Pianist Robert Levin is an old friend of the Token Creek Chamber Music Festival, held annually at the refurbished DeForest barn of John and Rose Mary Harbison. As he did last year, Levin opened this 2009 festival with an all-Mozart program on Saturday, August 29 (to be repeated Sunday afternoon).
Two of the program's three pieces were piano concertos, among the few that Mozart composed for full orchestra yet also contrived so that the wind and other parts could be dispensed with, leaving only strings -- indeed, no more than a string quintet (including double bass) -- meant for chamber-music intimacy. The amiable Concerto No. 11 (in the conventional reckoning) in F major was balanced by the more extroverted Concerto No. 13 in C, even as shorn of its trumpets and timpani.
Levin is noted as a champion of the fortepiano, the forerunner of the modern grand, and the instrument with which Mozart himself would have been familiar. For this concert, however, he used a big Steinway and had no hesitation in bringing out bold sonorities with it. As a Mozart specialist, though, he had a scholarly command of the style, and as an expert improviser he added embellishments here and there while extemporizing his own cadenzas -- the long one at the end of the No. 13's first movement surprised even himself!
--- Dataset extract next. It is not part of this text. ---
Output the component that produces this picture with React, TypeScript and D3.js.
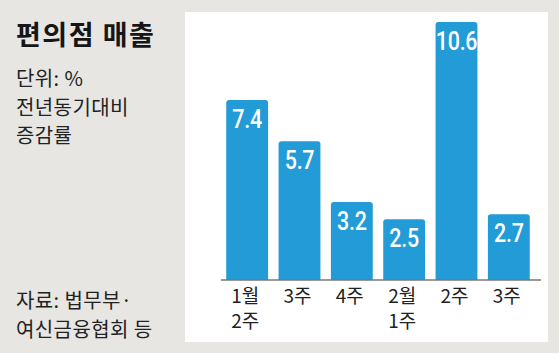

As a performer, meanwhile, Levin is notable for energy and exuberance. His five colleagues seemed to be having a fun working with him, but no one appeared to take more pleasure in the performance than he himself.
Sandwiched between the two Concertos was a Sonata for Violin and Piano in B-flat (K. 454), a generous three-movement work that Mozart wrote for himself to perform with a young celebrity Italian violinist who was visiting Vienna in 1784, one Regina Strinasacchi, a graduate of Venice's Ospedale della Pietà (where Vivaldi once served). Mozart himself praised her playing for its "taste and feeling", which he clearly put to the test in this work. He had not yet given up the old rationale that identified such works as being intended "for piano with violin accompaniment," and so the piano part (for himself) is highly prominent. But he gave the violin a role of full partnership, yet rich in contrasting opportunities for expressiveness.
Co-director of the festival, Rose Mary Harbison, met such challenges handsomely, while Levin demonstrated his immersion in Mozart's mentality by playing from a facsimile of the composer's own manuscript, crabbed handwriting and all.
The festival continues through Sunday, September 6, including a piano recital by Russell Sherman and programs of both jazz and further chamber works, with special attention to the art, inspiration, and associations of Sun Prairie native Georgia O'Keeffe.